China, Indonesia speaking for the Like-Minded Group, and the Bahamas on behalf of GRULAC, like the Asia Pacific Group and the African group, all reiterated their support for a legally binding instrument to arise from the IGC in order to effectively protect GRs and TK. Indonesia further noted that mandatory disclosure requirements were needed to narrow divergent use of GRs and TK.
The delegation of Greece spoke for Group B, noting that the protection of GRs and TK should ensure legal certainty, uniqueness, innovation and creativity. Moreover, Group B suggested focusing on an evidence-based approach through previous member states’ national experiences. Although they praised the significant amount of work done since 2001, when the IGC sessions began, the delegates highlighted the continued lack of common understanding.

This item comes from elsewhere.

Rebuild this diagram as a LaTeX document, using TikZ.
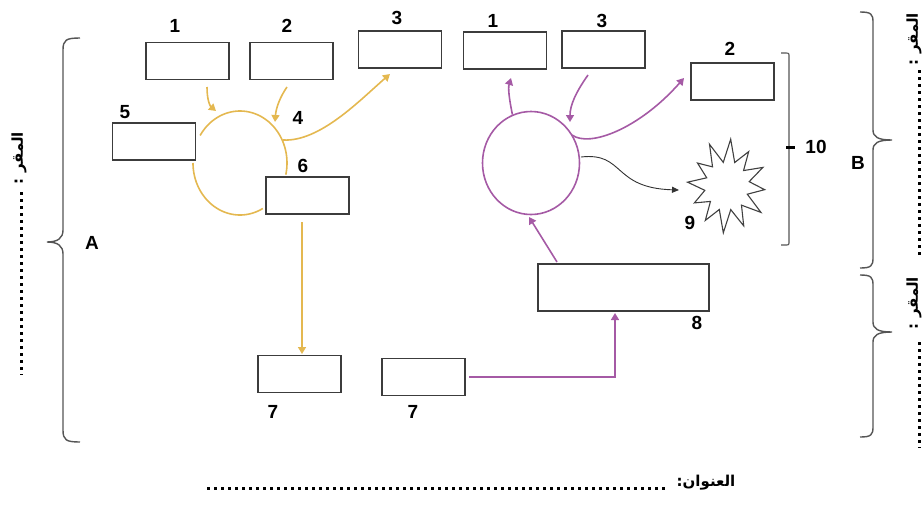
\documentclass[tikz,border=0pt]{standalone}
\usepackage{fontspec}
\setmainfont{Liberation Sans}
\newfontfamily\arabicfont[Script=Arabic]{DejaVu Sans}
\TeXXeTstate=1
\usetikzlibrary{arrows.meta,shapes.geometric}
\definecolor{yel}{RGB}{228,184,80}
\definecolor{pur}{RGB}{165,90,165}
\definecolor{boxc}{RGB}{60,60,60}
\definecolor{brc}{RGB}{85,85,85}
\begin{document}
\begin{tikzpicture}[x=1pt,y=-1pt,
  box/.style={draw=boxc, line width=1.1pt, fill=white, minimum width=83pt, minimum height=37pt, inner sep=0pt},
  lbl/.style={font=\fontsize{19}{22}\selectfont\bfseries, inner sep=0pt},
  yline/.style={draw=yel, line width=1.6pt},
  yarr/.style={yline, -{Triangle[length=7pt,width=8pt]}},
  pline/.style={draw=pur, line width=1.6pt},
  parr/.style={pline, -{Triangle[length=7pt,width=8pt]}},
  karr/.style={draw=black!80, line width=0.9pt, -{Triangle[length=7pt,width=6pt]}},
  bracestyle/.style={draw=brc, line width=1.4pt},
  dots/.style={line width=3pt, dash pattern=on 3pt off 4pt},
  artxt/.style={font=\arabicfont\fontsize{15}{18}\selectfont\bfseries, inner sep=0pt}
]
\useasboundingbox (0,0) rectangle (923,528);

% ---------- yellow cycle ----------
\coordinate (yc) at (240,163);
\draw[yline] plot[domain=212:373, samples=70, smooth] ({240+47*cos(\x)}, {163+52*sin(\x)});
\draw[yline] plot[domain=61:180, samples=50, smooth] ({240+47*cos(\x)}, {163+52*sin(\x)});

\node[box] (y1) at (187.5,61) {};
\node[box] (y2) at (291.5,61) {};
\node[box] (y3) at (400,49.5) {};
\node[box] (y5) at (154,141.5) {};
\node[box] (y6) at (307.5,195.5) {};
\node[box] (y7) at (299.5,374) {};

\coordinate (y1s) at (207,87);
\coordinate (y1t) at (216,111);
\coordinate (y2s) at (287,87);
\coordinate (y2t) at (275,122);
\coordinate (y3s) at (283,140);
\coordinate (y3t) at (390,74);
\coordinate (y6s) at (302,222);
\coordinate (y7t) at (302,354);

\draw[yarr] (y1s) .. controls (207,100) and (210,106) .. (y1t);
\draw[yarr] (y2s) .. controls (280,97) and (276,108) .. (y2t);
\draw[yarr] (y3s) .. controls (320,142) and (360,100) .. (y3t);
\draw[yarr] (y6s) -- (y7t);

% ---------- purple cycle ----------
\node[draw=pur, line width=1.6pt, ellipse, minimum width=97pt, minimum height=103pt, inner sep=0pt] (pc) at (531,163) {};

\node[box] (p1) at (505,50.5) {};
\node[box] (p3) at (603.5,49.5) {};
\node[box] (p2) at (732.5,81.5) {};
\node[box] (p7) at (423.5,377) {};
\node[box, minimum width=171pt, minimum height=47pt] (p8) at (623.5,287.5) {};

\coordinate (p1t) at (511,78);
\coordinate (p3s) at (588,75);
\coordinate (p3t) at (570,122);
\coordinate (p2s) at (572,135);
\coordinate (p2t) at (684,78);
\coordinate (ks) at (581,157);
\coordinate (kt) at (679,190);
\coordinate (p8s) at (557,262);
\coordinate (pct) at (529,217);
\coordinate (p7s) at (469,377);
\coordinate (p8t) at (615,313);

\draw[parr] (pc.111) .. controls (509,98) and (508,88) .. (p1t);
\draw[parr] (p3s) .. controls (576,92) and (570,105) .. (p3t);
\draw[parr] (p2s) .. controls (590,148) and (640,128) .. (p2t);
\draw[parr] (p8s) -- (pct);
\draw[parr] (p7s) -| (p8t);
\draw[karr] (ks) .. controls (625,152) and (612,188) .. (kt);

% starburst
\begin{scope}[shift={(727,186)}, xscale=0.9]
\draw[draw=black!75, line width=1.1pt, fill=white, line join=miter]
 (5:42) -- (20:24) -- (35:46) -- (50:25) -- (65:44) -- (80:24) -- (95:47) -- (110:25) -- (125:42) -- (140:24) -- (155:40) -- (170:25) -- (185:44) -- (200:24) -- (215:40) -- (230:25) -- (245:46) -- (260:24) -- (275:47) -- (290:25) -- (305:42) -- (320:24) -- (335:44) -- (350:25) -- cycle;
\end{scope}

% ---------- labels ----------
\node[lbl] (l1) at (175,26) {1};
\node[lbl] (l2) at (287,26) {2};
\node[lbl] (l3) at (397,18) {3};
\node[lbl] (l5) at (125,112) {5};
\node[lbl] (l4) at (298,118) {4};
\node[lbl] (l6) at (303,166) {6};
\node[lbl] (l7a) at (273,412) {7};
\node[lbl] (l7b) at (413,412) {7};
\node[lbl] (l8) at (697,323) {8};
\node[lbl] (r1) at (493,21) {1};
\node[lbl] (r3) at (602,21) {3};
\node[lbl] (r2) at (730,49) {2};
\node[lbl] (l9) at (690,223) {9};
\node[lbl] (l10) at (816,147) {10};
\node[lbl] (lA) at (92,243) {A};
\node[lbl] (lB) at (858,163) {B};

% ---------- braces ----------
\draw[bracestyle] (80,38) .. controls (66,38) and (63,40) .. (63,50) -- (63,230)
  .. controls (63,238) and (58,242) .. (47,242)
  .. controls (58,242) and (63,246) .. (63,254) -- (63,430)
  .. controls (63,440) and (66,442) .. (80,442);
\draw[bracestyle] (860,12) .. controls (871,12) and (873,14) .. (873,22) -- (873,130)
  .. controls (873,137) and (878,140) .. (892,140)
  .. controls (878,140) and (873,143) .. (873,150) -- (873,258)
  .. controls (873,266) and (871,268) .. (860,268);
\draw[bracestyle] (860,275) .. controls (871,275) and (873,277) .. (873,285) -- (873,322)
  .. controls (873,329) and (878,332) .. (892,332)
  .. controls (878,332) and (873,335) .. (873,342) -- (873,427)
  .. controls (873,435) and (871,437) .. (860,437);
\draw[bracestyle, line width=1.1pt] (781,53) -- (785,53) .. controls (789,53) .. (789,57) -- (789,241) .. controls (789,245) .. (785,245) -- (781,245);
\draw[line width=3pt] (786,147) -- (795,147);

% ---------- Arabic texts and dotted lines ----------
\node[artxt, rotate=90] (tl) at (19,158) {\beginR المقر :\endR};
\draw[dots] (21,192) -- (21,375);
\node[artxt, rotate=90] (tr1) at (914,39) {\beginR المقر :\endR};
\draw[dots] (919,70) -- (919,258);
\node[artxt, rotate=90] (tr2) at (914,303) {\beginR المقر :\endR};
\draw[dots] (919,342) -- (919,448);
\node[artxt] (title) at (706,483) {\beginR العنوان:\endR};
\draw[dots] (207,488) -- (668,488);
\end{tikzpicture}
\end{document}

Tajikistan, speaking for the Group of Caucasian, Central Asian and Eastern European Countries, echoed previous comments by mentioning the vital need for balanced and effective protection of GRs and TK.

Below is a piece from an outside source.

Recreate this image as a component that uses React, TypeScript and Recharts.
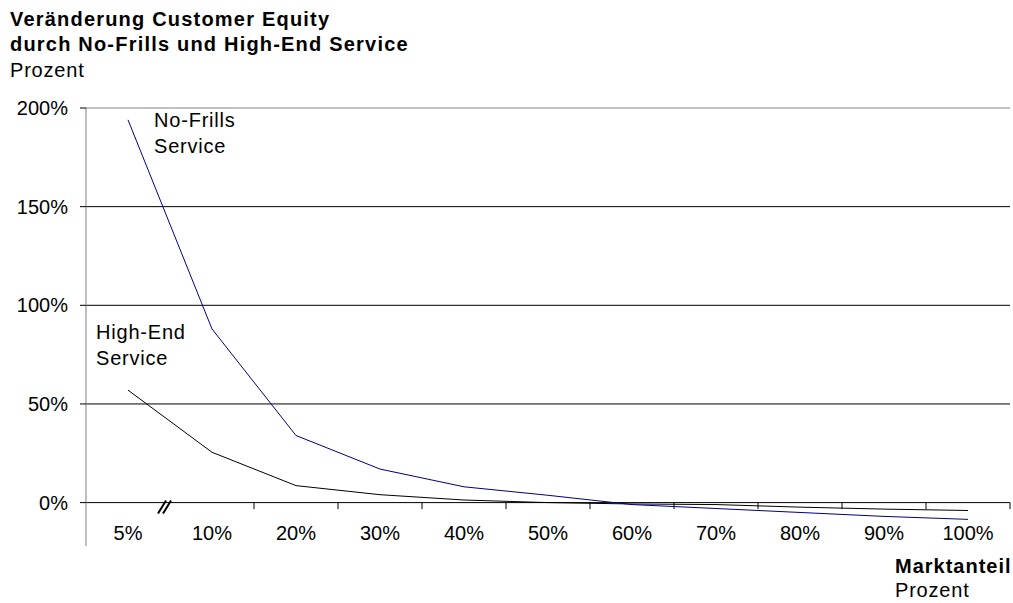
import React from 'react';
import { LineChart, Line, XAxis, YAxis, ReferenceLine } from 'recharts';

const categories = ['5%', '10%', '20%', '30%', '40%', '50%', '60%', '70%', '80%', '90%', '100%'];
const noFrills = [194, 88, 34, 17, 8, 3.7, -1, -3, -5, -7, -8.5];
const highEnd = [57, 25.5, 8.6, 4, 1.3, 0, -0.7, -1, -2.3, -3.3, -4];
const yTicks = [0, 50, 100, 150, 200];
const tickMarkCats = ['20%', '30%', '40%', '50%', '60%', '70%', '80%', '90%', '100%'];

const data = categories.map((c, i) => ({ cat: c, noFrills: noFrills[i], highEnd: highEnd[i] }));

const FONT = "'Liberation Sans', Arial, sans-serif";

const XTick = (props: any) => {
  const { x, y, payload } = props;
  return (
    <text x={x} y={y - 13} dy="0.355em" textAnchor="middle" fontSize={20} fontFamily={FONT} fill="#000">
      {payload.value}
    </text>
  );
};

const BreakShape = (props: any) => {
  const { x1, y1 } = props;
  if (x1 == null || y1 == null) return null;
  return (
    <g>
      <line x1={x1 - 12} y1={y1 + 11} x2={x1 - 4} y2={y1 - 2} stroke="#000" strokeWidth={2} />
      <line x1={x1 - 7} y1={y1 + 11} x2={x1 + 1} y2={y1 - 2} stroke="#000" strokeWidth={2} />
    </g>
  );
};

export default function App() {
  return (
    <div style={{ position: 'absolute', left: 0, top: 0, width: 1013, height: 603, background: '#fff' }}>
      <LineChart
        width={1013}
        height={603}
        data={data}
        margin={{ top: 108, right: 3, bottom: 27, left: 0 }}
        style={{ fontFamily: FONT }}
      >
        {yTicks.map((v) => (
          <ReferenceLine key={`g${v}`} y={v} stroke={v === 200 ? '#808080' : '#000'} />
        ))}
        <XAxis
          dataKey="cat"
          scale="band"
          axisLine={false}
          tickLine={false}
          tickSize={0}
          tickMargin={0}
          height={30}
          interval={0}
          tick={<XTick />}
        />
        <YAxis
          domain={[-22, 200]}
          ticks={yTicks}
          width={86}
          tickSize={6}
          tickMargin={12}
          axisLine={{ stroke: '#808080' }}
          tickLine={{ stroke: '#000' }}
          tick={{ fontSize: 20, fill: '#000', fontFamily: FONT }}
          tickFormatter={(v: number) => `${v}%`}
          allowDataOverflow
        />
        {tickMarkCats.map((c) => (
          <ReferenceLine
            key={c}
            segment={[{ x: c, y: 0 }, { x: c, y: -3.3 }]}
            position="start"
            stroke="#000"
          />
        ))}
        <ReferenceLine
          segment={[{ x: '100%', y: 0 }, { x: '100%', y: -3.3 }]}
          position="end"
          stroke="#000"
        />
        <Line type="linear" dataKey="highEnd" stroke="#000" strokeWidth={1} dot={false} isAnimationActive={false} />
        <Line type="linear" dataKey="noFrills" stroke="#000080" strokeWidth={1} dot={false} isAnimationActive={false} />
        <ReferenceLine
          segment={[{ x: '10%', y: 0 }, { x: '10%', y: -1 }]}
          position="start"
          shape={<BreakShape />}
        />
      </LineChart>
      <svg
        width={1013}
        height={603}
        style={{ position: 'absolute', left: 0, top: 0, pointerEvents: 'none' }}
        fontFamily={FONT}
        fontSize={20}
      >
        <text x={10} y={26} fontWeight="bold" letterSpacing={1.2}>Veränderung Customer Equity</text>
        <text x={10} y={51} fontWeight="bold" letterSpacing={1.2}>durch No-Frills und High-End Service</text>
        <text x={10} y={77} letterSpacing={0.8}>Prozent</text>
        <text x={154} y={127} letterSpacing={0.8}>No-Frills</text>
        <text x={154} y={153} letterSpacing={0.8}>Service</text>
        <text x={96} y={339} letterSpacing={0.8}>High-End</text>
        <text x={96} y={365} letterSpacing={0.8}>Service</text>
        <text x={895} y={573} fontWeight="bold" letterSpacing={1}>Marktanteil</text>
        <text x={895} y={597} letterSpacing={0.8}>Prozent</text>
      </svg>
    </div>
  );
}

The Latvian delegation represented the Central European and Baltic States, remarking that new agreements should be complementary to existing legal frameworks, with a focus on the patent system. Concern was raised about IGC 30 being the last forum to discuss GRs until IGC 34.
The European Union indicated that any disclosure system should be limited to patent rights only, and that for disclosure to be necessary there would have to be a clear link between the GR and the invention based upon it. The delegate stressed that revocation of a patent should not constitute a sanction.
Following the opening remarks, the debate took a turn towards the specifics of the consolidated document. As the chair noted, most terms in the document had standard international definitions, yet many had been slightly altered without explanation, decreasing clarity. This feeling was echoed by members including the US, Peru, Tupaj Amaru, and the EU. Debate ensued as to which terms should remain.
Russia proposed to drop the definition of “biotechnology”, and was supported by Tupaj Amaru and the USA. On the other hand, the Australian, Jamaican, Peruvian, and Colombian delegations opposed deleting “biotechnology” as it was included in the Nagoya Protocol and they stated it was linked to other terms. Other discussion points included the use of the term “derivatives” throughout the working document. While Switzerland and the EU argued that inclusion of the term could reduce invention, Peru and Iran noted that they want to keep “derivatives” in the text. A similar divide existed on the issue of mentioning the prevention of misappropriation of GRs, which Switzerland and the EU cast out as a topic which should not be discussed, while Iran proposed that it be included as a policy objective.
Several states remarked that the preamble should not be a priority in the discussions, including Colombia, Switzerland, and Jamaica. Other oppositions included the subject of revocation of patents as a sanction, which Switzerland emphasized should not be allowed, while Iran and Tupaj Amaru said it should be considered. The matter of disclosure requirements was barely touched upon by the Swiss delegate, who proposed that there should be maximum and minimum standards. However, further discussion on disclosure is certainly expected later in the week.
The plenary sessions were followed by almost a day and a half of informal consultations between member states and indigenous representatives, culminating in a revised consolidated text which was released on June 1.
Clearly, there are significant differences between the views of member states in the IGC. If the committee aims to “narrow the existing gaps” by Friday, there is still a long way to go.